[START Recorded information]
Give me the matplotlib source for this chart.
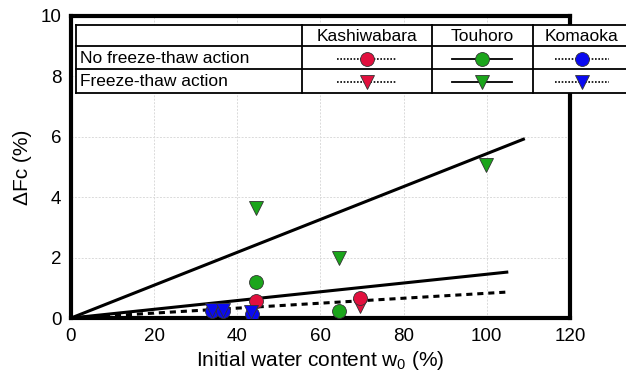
import matplotlib
matplotlib.use("Agg")
import matplotlib.pyplot as plt
from matplotlib.lines import Line2D
from matplotlib.patches import Rectangle

plt.rcParams['font.family'] = ['Liberation Sans', 'DejaVu Sans']

# Initial water content (%) and change in fines content (%)
kashi_nf_x = [44.5, 69.5]
kashi_nf_y = [0.55, 0.65]
kashi_ft_x = [69.5]
kashi_ft_y = [0.40]

touh_nf_x = [44.5, 64.5]
touh_nf_y = [1.20, 0.22]
touh_ft_x = [44.5, 64.5, 99.8]
touh_ft_y = [3.65, 2.00, 5.05]

koma_nf_x = [33.8, 36.5, 43.5]
koma_nf_y = [0.22, 0.22, 0.12]
koma_ft_x = [33.8, 36.5, 43.4]
koma_ft_y = [0.27, 0.27, 0.20]

# Fitted trend lines through the origin: (x end, y end)
fit_ft_x = [0, 108.8]
fit_ft_y = [0, 5.92]
fit_nf_x = [0, 104.8]
fit_nf_y = [0, 1.52]
fit_koma_x = [0, 104.8]
fit_koma_y = [0, 0.86]

x_ticks = [0, 20, 40, 60, 80, 100, 120]
y_ticks = [0, 2, 4, 6, 8, 10]

sites = ["Kashiwabara", "Touhoro", "Komaoka"]
conditions = ["No freeze-thaw action", "Freeze-thaw action"]

RED = "#E2103E"
GREEN = "#1BA51B"
BLUE = "#0A0AF0"

fig = plt.figure(figsize=(6.26, 3.80), dpi=100)
ax = fig.add_axes([0.1134, 0.163, 0.7971, 0.795])

ax.plot(fit_ft_x, fit_ft_y, color="black", lw=2.2, zorder=2)
ax.plot(fit_nf_x, fit_nf_y, color="black", lw=2.2, zorder=2)
ax.plot(fit_koma_x, fit_koma_y, color="black", lw=2.2, ls=(0, (2, 1.6)), zorder=2)

mk = dict(ms=10, mec="#333333", mew=0.6, ls="none", zorder=3)
ax.plot(touh_nf_x, touh_nf_y, "o", color=GREEN, **mk)
ax.plot(touh_ft_x, touh_ft_y, "v", color=GREEN, **mk)
ax.plot(kashi_ft_x, kashi_ft_y, "v", color=RED, **mk)
ax.plot(kashi_nf_x, kashi_nf_y, "o", color=RED, **mk)
ax.plot(koma_nf_x, koma_nf_y, "o", color=BLUE, **mk)
ax.plot(koma_ft_x, koma_ft_y, "v", color=BLUE, **mk)

ax.set_xlim(0, 120)
ax.set_ylim(0, 10)
ax.set_xticks(x_ticks)
ax.set_yticks(y_ticks)
ax.tick_params(length=0, labelsize=13.5, pad=7)
ax.grid(True, color="#DADADA", lw=0.7, ls=(0, (2, 1.5)))
ax.set_axisbelow(True)
for s in ax.spines.values():
    s.set_linewidth(3)
    s.set_color("black")

ax.set_xlabel("Initial water content w$_\\mathregular{0}$ (%)", fontsize=15, labelpad=3)
ax.set_ylabel("ΔFc (%)", fontsize=15, labelpad=6)

# Legend table drawn in pixel coordinates over the figure
tab = fig.add_axes([0, 0, 1, 1], facecolor="none")
tab.set_xlim(0, 626)
tab.set_ylim(380, 0)
tab.axis("off")

rows = [25, 46, 69, 93]
cols = [76, 302, 432, 533, 650]
tab.add_patch(Rectangle((cols[0], rows[0]), cols[-1] - cols[0], rows[-1] - rows[0],
                        facecolor="white", edgecolor="none", clip_on=False, zorder=1))
for r in rows:
    tab.add_line(Line2D([cols[0], cols[-1]], [r, r], color="black", lw=1.3, clip_on=False, zorder=2))
for c in cols[:-1]:
    tab.add_line(Line2D([c, c], [rows[0], rows[-1]], color="black", lw=1.3, clip_on=False, zorder=2))

centers = [367, 482, 582]
for cx, name in zip(centers, sites):
    tab.text(cx, (rows[0] + rows[1]) / 2 + 1, name, ha="center", va="center", fontsize=12.5, zorder=3)
for j, cond in enumerate(conditions):
    tab.text(cols[0] + 4, (rows[j + 1] + rows[j + 2]) / 2 + 1, cond, ha="left", va="center",
             fontsize=12.5, zorder=3)

samples = [(RED, 30, (0, (1, 1))), (GREEN, 30, "-"), (BLUE, 27, (0, (1, 1)))]
for cx, (col, half, ls) in zip(centers, samples):
    for j, m in enumerate(["o", "v"]):
        cy = (rows[j + 1] + rows[j + 2]) / 2 + 1
        tab.add_line(Line2D([cx - half, cx + half], [cy, cy], color="black",
                            lw=1.3 if ls == "-" else 1.2, ls=ls, clip_on=False, zorder=3))
        tab.add_line(Line2D([cx], [cy], marker=m, ms=10, color=col, mec="#333333", mew=0.6,
                            clip_on=False, zorder=4))

fig.savefig("out.png", dpi=100)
[END Recorded information]
-- To do --
Leave out the pictures and restate everything else word for word.

-- Answer for this exercise --
Give me the matplotlib source for this chart.
import matplotlib
matplotlib.use("Agg")
import matplotlib.pyplot as plt
from matplotlib.lines import Line2D
from matplotlib.patches import Rectangle

plt.rcParams['font.family'] = ['Liberation Sans', 'DejaVu Sans']

# Initial water content (%) and change in fines content (%)
kashi_nf_x = [44.5, 69.5]
kashi_nf_y = [0.55, 0.65]
kashi_ft_x = [69.5]
kashi_ft_y = [0.40]

touh_nf_x = [44.5, 64.5]
touh_nf_y = [1.20, 0.22]
touh_ft_x = [44.5, 64.5, 99.8]
touh_ft_y = [3.65, 2.00, 5.05]

koma_nf_x = [33.8, 36.5, 43.5]
koma_nf_y = [0.22, 0.22, 0.12]
koma_ft_x = [33.8, 36.5, 43.4]
koma_ft_y = [0.27, 0.27, 0.20]

# Fitted trend lines through the origin: (x end, y end)
fit_ft_x = [0, 108.8]
fit_ft_y = [0, 5.92]
fit_nf_x = [0, 104.8]
fit_nf_y = [0, 1.52]
fit_koma_x = [0, 104.8]
fit_koma_y = [0, 0.86]

x_ticks = [0, 20, 40, 60, 80, 100, 120]
y_ticks = [0, 2, 4, 6, 8, 10]

sites = ["Kashiwabara", "Touhoro", "Komaoka"]
conditions = ["No freeze-thaw action", "Freeze-thaw action"]

RED = "#E2103E"
GREEN = "#1BA51B"
BLUE = "#0A0AF0"

fig = plt.figure(figsize=(6.26, 3.80), dpi=100)
ax = fig.add_axes([0.1134, 0.163, 0.7971, 0.795])

ax.plot(fit_ft_x, fit_ft_y, color="black", lw=2.2, zorder=2)
ax.plot(fit_nf_x, fit_nf_y, color="black", lw=2.2, zorder=2)
ax.plot(fit_koma_x, fit_koma_y, color="black", lw=2.2, ls=(0, (2, 1.6)), zorder=2)

mk = dict(ms=10, mec="#333333", mew=0.6, ls="none", zorder=3)
ax.plot(touh_nf_x, touh_nf_y, "o", color=GREEN, **mk)
ax.plot(touh_ft_x, touh_ft_y, "v", color=GREEN, **mk)
ax.plot(kashi_ft_x, kashi_ft_y, "v", color=RED, **mk)
ax.plot(kashi_nf_x, kashi_nf_y, "o", color=RED, **mk)
ax.plot(koma_nf_x, koma_nf_y, "o", color=BLUE, **mk)
ax.plot(koma_ft_x, koma_ft_y, "v", color=BLUE, **mk)

ax.set_xlim(0, 120)
ax.set_ylim(0, 10)
ax.set_xticks(x_ticks)
ax.set_yticks(y_ticks)
ax.tick_params(length=0, labelsize=13.5, pad=7)
ax.grid(True, color="#DADADA", lw=0.7, ls=(0, (2, 1.5)))
ax.set_axisbelow(True)
for s in ax.spines.values():
    s.set_linewidth(3)
    s.set_color("black")

ax.set_xlabel("Initial water content w$_\\mathregular{0}$ (%)", fontsize=15, labelpad=3)
ax.set_ylabel("ΔFc (%)", fontsize=15, labelpad=6)

# Legend table drawn in pixel coordinates over the figure
tab = fig.add_axes([0, 0, 1, 1], facecolor="none")
tab.set_xlim(0, 626)
tab.set_ylim(380, 0)
tab.axis("off")

rows = [25, 46, 69, 93]
cols = [76, 302, 432, 533, 650]
tab.add_patch(Rectangle((cols[0], rows[0]), cols[-1] - cols[0], rows[-1] - rows[0],
                        facecolor="white", edgecolor="none", clip_on=False, zorder=1))
for r in rows:
    tab.add_line(Line2D([cols[0], cols[-1]], [r, r], color="black", lw=1.3, clip_on=False, zorder=2))
for c in cols[:-1]:
    tab.add_line(Line2D([c, c], [rows[0], rows[-1]], color="black", lw=1.3, clip_on=False, zorder=2))

centers = [367, 482, 582]
for cx, name in zip(centers, sites):
    tab.text(cx, (rows[0] + rows[1]) / 2 + 1, name, ha="center", va="center", fontsize=12.5, zorder=3)
for j, cond in enumerate(conditions):
    tab.text(cols[0] + 4, (rows[j + 1] + rows[j + 2]) / 2 + 1, cond, ha="left", va="center",
             fontsize=12.5, zorder=3)

samples = [(RED, 30, (0, (1, 1))), (GREEN, 30, "-"), (BLUE, 27, (0, (1, 1)))]
for cx, (col, half, ls) in zip(centers, samples):
    for j, m in enumerate(["o", "v"]):
        cy = (rows[j + 1] + rows[j + 2]) / 2 + 1
        tab.add_line(Line2D([cx - half, cx + half], [cy, cy], color="black",
                            lw=1.3 if ls == "-" else 1.2, ls=ls, clip_on=False, zorder=3))
        tab.add_line(Line2D([cx], [cy], marker=m, ms=10, color=col, mec="#333333", mew=0.6,
                            clip_on=False, zorder=4))

fig.savefig("out.png", dpi=100)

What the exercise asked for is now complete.